From August 12 to 23, the British were transporting their Expedition Force -- about 26,000 men -- across the channel to France, the British throwing themselves into the fight alongside the French and joining them in retreat.
The Germans were marching through Belgium, having broken through Belgium's system of border fortresses at Liège on August 12. As the Germans marched in columns with their rifles on their shoulders they were fired upon by Belgian civilians. The Germans called this terrorism and a cowardly abomination, and they retaliated by executing a few local citizens chosen at random, viewing this as just and as a means of discouraging further assaults. It was a useless tactic. Rather than the Belgians being cowed, the terrorist attacks upon the Germans increased, and the Germans retaliated again, killing more civilians and burning towns. In the city of Louvain, frustrated German troops rioted, and they destroyed much in the city, killing civilians and looting. Headlines in Britain and the United States spoke of the Germans sacking Louvain and of women and clergy being shot dead. There were stories of Germans bayoneting babies and nuns and other gruesome rumors. It was a turning point in what was already a propaganda war, with the Germans appearing to many in the United States and Britain as brutal and bloodthirsty aggressors.

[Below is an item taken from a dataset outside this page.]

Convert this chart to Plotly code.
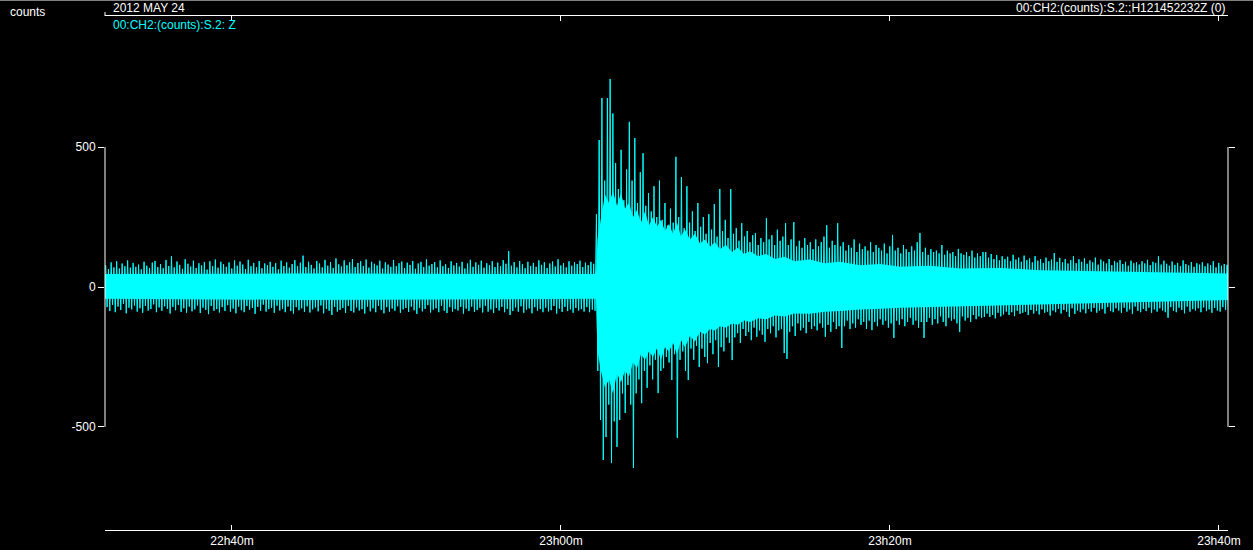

Germany crossed from Belgium into France on August 24, but the Germans did not march to Paris as they had planned. The significance of Paris as a communications center, as the hub of France's railways, and its psychological value, was not given precedence by Germany's military command. Von Moltke was employing traditional tactics: he was searching out the enemy's army. The German offensive swung short of Paris and southward. The German troops were exhausted after weeks of marching. Gaps appeared in the German positions. And the regrouped French and British forces south of Paris counterattacked in what became known as the Battle of the Marne.

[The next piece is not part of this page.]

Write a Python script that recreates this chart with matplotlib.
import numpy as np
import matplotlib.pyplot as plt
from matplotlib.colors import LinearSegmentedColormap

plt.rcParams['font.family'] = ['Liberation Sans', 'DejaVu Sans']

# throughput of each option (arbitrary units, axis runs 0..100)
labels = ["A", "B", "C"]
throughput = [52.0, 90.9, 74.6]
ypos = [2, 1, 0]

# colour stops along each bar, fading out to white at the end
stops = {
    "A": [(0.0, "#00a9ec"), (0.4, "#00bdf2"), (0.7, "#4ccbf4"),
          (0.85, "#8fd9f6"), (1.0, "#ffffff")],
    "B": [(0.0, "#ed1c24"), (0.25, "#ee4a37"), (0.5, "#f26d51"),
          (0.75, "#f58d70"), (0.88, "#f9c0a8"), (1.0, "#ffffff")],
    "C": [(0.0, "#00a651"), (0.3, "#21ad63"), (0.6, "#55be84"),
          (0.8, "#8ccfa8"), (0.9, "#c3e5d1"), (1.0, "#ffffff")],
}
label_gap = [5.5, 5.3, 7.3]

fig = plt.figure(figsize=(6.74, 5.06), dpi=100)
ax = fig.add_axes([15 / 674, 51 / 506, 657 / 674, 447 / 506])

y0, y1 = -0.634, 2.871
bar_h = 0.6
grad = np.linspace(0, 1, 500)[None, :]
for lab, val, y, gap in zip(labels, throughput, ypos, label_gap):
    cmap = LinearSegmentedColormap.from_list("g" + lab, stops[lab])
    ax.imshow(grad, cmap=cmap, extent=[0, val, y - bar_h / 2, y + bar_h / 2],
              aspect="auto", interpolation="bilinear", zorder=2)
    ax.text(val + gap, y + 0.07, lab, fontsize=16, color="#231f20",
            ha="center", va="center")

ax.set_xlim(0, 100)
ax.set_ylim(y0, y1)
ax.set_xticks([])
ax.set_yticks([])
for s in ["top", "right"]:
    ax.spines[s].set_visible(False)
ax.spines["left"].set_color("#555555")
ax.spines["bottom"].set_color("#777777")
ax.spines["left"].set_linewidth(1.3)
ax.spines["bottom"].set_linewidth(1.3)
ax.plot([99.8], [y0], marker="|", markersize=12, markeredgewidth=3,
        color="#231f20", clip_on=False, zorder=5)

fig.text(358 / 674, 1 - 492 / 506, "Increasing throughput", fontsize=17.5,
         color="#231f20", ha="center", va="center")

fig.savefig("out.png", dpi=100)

The commander of the French armies at the Marne, General Foch, exercised his belief in determination and the power of élan against all odds, and circumstances were right for a temporary success. The French and the British Expeditionary Force drove the Germans back across the Marne River. But there the favorable circumstances for Foch ended. The Germans dug in. The French armies pushed against but could not penetrate Germany's defensive positions. The Germans, in turn, were unable to penetrate French positions or sweep around the French or British. The generals were bewildered. At this point in European history defensive warfare was superior. The best defense was not a good offense as they had believed.
It was obvious that the war would not be over by autumn as Germany's military planners had anticipated. By mid-November the superior strength of defensive warfare resulted in stalemate, a line of trenches and barbed wire from the English Channel, in Belgium, to Switzerland -- more than fifty miles from Paris at its closest point. Von Moltke was blamed for the defeat at the Marne, and the tough-minded von Moltke had a nervous breakdown and resigned from his high command.